The government have signalled intent to include cross cutting targets to restore and enhance nature, alongside other additional elements to “set a new trajectory for environmental improvement” and underpin the government’s ambitions in the 25-year environment plan. Clarity and engagement with stakeholders on these elements of the bill are urgently needed to ensure they can spur nature’s recovery.
The conservation of habitats and species that cross political borders requires a co-ordinated international approach in the future relationship between the UK and the EU, and it is not yet clear whether or how this will be established. In the event of no deal, there would be no framework for environmental co-operation with our near neighbours, including on the island of Ireland, which would reduce our ability to work together on transboundary environmental issues. It is also likely that there would be further pressure to weaken domestic environmental standards due to a sudden change in the UK’s trade arrangements.
There are also concerns over the government’s plans to replace EU funding streams, including the LIFE fund and BEST initiative that have supported nature conservation in the UK and in the UK’s Overseas Territories. These funding sources have been vital for the kinds of targeted species recovery and habitat restoration work that other funding streams are not set up to deliver. For example, LIFE funding has helped support the recovery of bittern and the restoration of blanket bogs in the UK, and BEST has funded work to protect sea turtles and seabirds, including the magnificent frigatebird and laughing gull in the UK’s Overseas Territories.
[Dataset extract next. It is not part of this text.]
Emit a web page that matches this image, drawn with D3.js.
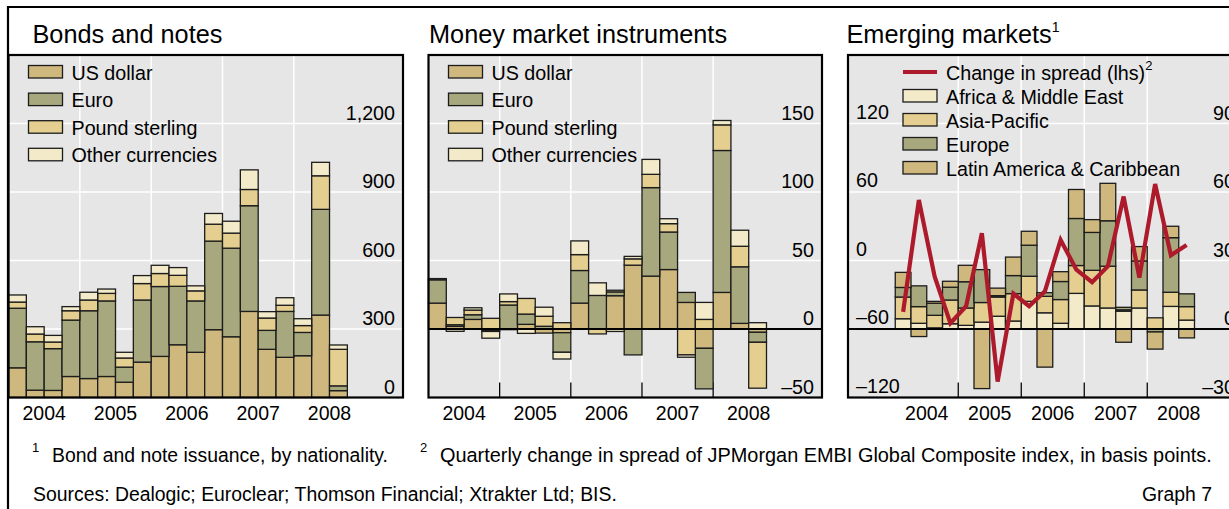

The government continues to draft and lay the hundreds of statutory instruments required to roll over EU laws into domestic legislation, with limited opportunities for scrutiny or debate. Shortcomings were recently identified in the statutory instrument intended to roll over the EU Birds and Habitats Directives into UK law. While these have been addressed, concerns remain that existing transposition gaps in UK laws will not be addressed, and that further errors may be introduced due to the rapidity of the conversion process.